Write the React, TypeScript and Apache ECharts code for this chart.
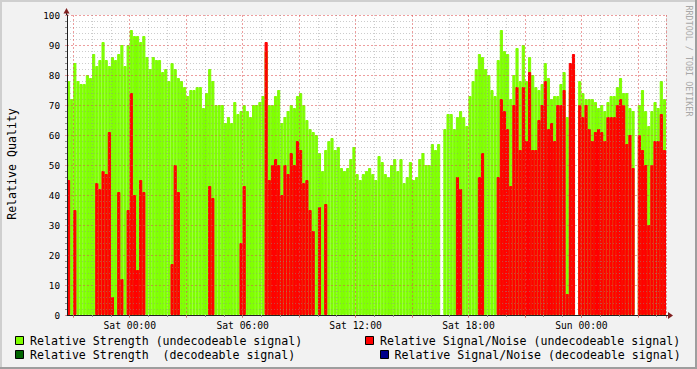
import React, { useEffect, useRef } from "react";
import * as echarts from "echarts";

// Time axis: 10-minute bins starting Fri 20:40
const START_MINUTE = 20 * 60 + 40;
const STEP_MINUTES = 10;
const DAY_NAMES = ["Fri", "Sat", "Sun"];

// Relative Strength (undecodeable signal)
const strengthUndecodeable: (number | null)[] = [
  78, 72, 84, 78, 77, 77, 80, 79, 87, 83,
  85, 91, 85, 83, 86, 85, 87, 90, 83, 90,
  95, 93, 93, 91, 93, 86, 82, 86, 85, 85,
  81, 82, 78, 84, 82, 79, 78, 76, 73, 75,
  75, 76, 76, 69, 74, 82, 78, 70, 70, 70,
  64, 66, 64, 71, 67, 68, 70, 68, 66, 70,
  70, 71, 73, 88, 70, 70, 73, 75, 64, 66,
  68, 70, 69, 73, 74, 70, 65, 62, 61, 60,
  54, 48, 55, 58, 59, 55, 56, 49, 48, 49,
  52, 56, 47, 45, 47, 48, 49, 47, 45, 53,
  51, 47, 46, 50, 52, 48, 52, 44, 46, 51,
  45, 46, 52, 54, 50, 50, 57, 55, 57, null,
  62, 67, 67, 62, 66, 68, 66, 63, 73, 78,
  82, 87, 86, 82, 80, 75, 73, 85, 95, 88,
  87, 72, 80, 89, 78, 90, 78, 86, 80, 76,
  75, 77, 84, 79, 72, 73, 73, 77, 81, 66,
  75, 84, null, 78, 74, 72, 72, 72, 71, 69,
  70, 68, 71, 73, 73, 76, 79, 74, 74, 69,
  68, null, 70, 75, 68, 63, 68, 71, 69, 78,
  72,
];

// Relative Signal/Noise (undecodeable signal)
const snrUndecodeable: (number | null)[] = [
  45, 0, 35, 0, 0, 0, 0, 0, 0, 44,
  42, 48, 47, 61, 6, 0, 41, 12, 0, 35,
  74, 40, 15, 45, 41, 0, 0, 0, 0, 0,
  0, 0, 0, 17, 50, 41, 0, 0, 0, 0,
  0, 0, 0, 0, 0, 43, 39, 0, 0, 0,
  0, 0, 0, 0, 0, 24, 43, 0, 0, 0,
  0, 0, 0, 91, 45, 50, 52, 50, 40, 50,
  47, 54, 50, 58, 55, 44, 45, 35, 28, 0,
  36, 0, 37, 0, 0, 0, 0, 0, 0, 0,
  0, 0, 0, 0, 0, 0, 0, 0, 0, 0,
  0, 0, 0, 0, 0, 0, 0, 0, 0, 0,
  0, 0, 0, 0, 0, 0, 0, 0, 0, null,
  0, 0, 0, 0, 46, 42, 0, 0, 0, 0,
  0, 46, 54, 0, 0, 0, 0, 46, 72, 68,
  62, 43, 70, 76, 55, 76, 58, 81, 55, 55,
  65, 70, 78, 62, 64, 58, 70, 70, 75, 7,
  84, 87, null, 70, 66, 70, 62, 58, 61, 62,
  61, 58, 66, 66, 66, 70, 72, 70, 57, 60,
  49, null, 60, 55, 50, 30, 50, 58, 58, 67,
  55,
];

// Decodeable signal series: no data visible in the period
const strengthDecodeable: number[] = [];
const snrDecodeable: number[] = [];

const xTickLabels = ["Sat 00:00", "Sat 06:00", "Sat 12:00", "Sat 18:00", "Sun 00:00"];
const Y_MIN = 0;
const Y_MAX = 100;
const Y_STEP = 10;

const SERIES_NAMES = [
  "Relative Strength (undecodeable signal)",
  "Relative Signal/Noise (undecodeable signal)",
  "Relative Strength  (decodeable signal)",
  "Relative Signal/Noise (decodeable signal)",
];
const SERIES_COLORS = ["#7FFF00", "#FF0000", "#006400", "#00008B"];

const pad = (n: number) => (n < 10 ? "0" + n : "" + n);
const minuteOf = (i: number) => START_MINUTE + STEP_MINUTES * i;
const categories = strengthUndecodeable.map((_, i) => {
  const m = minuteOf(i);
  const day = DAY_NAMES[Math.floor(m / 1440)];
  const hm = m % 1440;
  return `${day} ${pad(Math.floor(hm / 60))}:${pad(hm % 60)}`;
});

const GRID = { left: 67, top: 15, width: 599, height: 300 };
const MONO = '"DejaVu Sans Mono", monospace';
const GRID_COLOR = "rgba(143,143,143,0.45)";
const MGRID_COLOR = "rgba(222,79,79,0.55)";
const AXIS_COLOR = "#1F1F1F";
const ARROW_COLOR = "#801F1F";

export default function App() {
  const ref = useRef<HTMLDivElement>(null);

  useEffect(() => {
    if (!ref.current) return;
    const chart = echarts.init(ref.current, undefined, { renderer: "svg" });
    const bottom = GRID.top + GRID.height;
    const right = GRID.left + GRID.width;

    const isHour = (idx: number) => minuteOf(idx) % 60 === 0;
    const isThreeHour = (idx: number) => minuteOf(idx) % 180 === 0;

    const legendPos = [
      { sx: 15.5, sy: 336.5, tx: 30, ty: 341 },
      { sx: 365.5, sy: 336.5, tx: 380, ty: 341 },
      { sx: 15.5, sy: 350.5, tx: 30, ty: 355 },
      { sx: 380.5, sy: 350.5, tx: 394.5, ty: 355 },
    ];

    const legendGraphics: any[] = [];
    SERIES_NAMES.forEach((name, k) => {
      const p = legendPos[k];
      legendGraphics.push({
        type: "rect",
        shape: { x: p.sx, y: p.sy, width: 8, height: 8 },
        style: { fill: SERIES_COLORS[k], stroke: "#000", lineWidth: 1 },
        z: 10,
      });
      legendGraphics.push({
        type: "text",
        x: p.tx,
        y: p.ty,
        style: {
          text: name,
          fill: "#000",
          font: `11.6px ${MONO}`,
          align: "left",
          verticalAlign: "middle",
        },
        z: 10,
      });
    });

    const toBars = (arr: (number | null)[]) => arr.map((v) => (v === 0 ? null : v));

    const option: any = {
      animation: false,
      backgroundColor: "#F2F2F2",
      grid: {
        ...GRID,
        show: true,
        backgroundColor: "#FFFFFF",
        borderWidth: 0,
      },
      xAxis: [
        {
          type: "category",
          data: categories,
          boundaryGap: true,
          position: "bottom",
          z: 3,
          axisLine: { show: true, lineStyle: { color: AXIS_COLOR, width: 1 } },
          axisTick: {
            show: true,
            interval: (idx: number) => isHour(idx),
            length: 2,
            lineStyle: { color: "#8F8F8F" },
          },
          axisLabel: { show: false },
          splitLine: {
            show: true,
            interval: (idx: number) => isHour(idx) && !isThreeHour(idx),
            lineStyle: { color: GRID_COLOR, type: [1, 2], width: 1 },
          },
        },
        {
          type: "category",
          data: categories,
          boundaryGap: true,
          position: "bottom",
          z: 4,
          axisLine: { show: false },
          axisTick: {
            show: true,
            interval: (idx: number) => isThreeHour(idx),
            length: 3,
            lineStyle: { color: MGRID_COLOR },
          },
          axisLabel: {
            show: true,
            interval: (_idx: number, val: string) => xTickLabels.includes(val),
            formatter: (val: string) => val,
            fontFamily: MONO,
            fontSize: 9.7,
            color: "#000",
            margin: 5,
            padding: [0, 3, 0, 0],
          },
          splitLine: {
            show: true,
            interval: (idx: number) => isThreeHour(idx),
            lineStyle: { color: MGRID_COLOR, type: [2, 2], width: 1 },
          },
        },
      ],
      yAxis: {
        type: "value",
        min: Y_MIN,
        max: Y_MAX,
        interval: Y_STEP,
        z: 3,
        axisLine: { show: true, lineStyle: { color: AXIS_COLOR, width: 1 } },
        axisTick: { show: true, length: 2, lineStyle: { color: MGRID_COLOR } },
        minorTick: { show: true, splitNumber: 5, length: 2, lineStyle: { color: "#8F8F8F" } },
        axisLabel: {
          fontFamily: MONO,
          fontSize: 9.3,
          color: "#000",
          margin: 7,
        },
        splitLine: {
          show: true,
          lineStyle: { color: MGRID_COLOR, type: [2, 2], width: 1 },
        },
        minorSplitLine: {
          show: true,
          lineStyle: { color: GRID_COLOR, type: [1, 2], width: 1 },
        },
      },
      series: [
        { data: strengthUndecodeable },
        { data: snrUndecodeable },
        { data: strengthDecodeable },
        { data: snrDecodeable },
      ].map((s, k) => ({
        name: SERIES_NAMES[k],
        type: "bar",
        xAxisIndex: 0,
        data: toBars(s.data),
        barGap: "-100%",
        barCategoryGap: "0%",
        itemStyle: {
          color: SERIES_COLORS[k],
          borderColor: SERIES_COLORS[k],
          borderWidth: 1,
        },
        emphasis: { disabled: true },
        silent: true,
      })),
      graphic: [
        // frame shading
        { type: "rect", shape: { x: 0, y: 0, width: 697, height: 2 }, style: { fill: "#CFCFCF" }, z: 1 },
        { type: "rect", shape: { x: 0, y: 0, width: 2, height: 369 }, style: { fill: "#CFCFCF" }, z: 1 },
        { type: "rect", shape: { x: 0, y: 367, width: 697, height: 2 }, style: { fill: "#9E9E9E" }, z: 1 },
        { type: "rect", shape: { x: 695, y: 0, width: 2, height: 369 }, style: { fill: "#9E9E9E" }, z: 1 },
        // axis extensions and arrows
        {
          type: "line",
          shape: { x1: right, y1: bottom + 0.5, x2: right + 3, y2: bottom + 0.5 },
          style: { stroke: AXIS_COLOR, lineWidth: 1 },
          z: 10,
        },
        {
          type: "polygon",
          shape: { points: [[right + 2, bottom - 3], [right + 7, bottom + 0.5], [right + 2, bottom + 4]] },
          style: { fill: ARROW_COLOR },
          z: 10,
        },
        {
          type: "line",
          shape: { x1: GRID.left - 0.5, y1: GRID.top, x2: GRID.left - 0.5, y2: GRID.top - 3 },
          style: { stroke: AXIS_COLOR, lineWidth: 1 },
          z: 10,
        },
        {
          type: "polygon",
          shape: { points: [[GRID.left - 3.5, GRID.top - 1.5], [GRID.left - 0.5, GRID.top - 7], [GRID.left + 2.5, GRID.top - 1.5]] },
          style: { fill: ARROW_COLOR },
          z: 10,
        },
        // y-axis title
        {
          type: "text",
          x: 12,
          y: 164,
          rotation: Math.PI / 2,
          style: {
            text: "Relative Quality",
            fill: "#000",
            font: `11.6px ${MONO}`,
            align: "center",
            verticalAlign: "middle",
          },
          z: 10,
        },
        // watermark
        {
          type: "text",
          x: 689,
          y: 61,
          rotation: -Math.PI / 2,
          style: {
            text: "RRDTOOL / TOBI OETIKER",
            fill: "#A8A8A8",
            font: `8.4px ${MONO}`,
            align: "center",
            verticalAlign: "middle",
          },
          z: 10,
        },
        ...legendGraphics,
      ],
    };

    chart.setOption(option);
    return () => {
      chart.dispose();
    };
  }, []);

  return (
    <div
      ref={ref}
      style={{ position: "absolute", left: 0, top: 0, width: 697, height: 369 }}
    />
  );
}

> **EXERCISE DESCRIPTION**:
Filter the data for the string "React" and copy every line that has it.

> **RIGHT ANSWER**:
Write the React, TypeScript and Apache ECharts code for this chart.
import React, { useEffect, useRef } from "react";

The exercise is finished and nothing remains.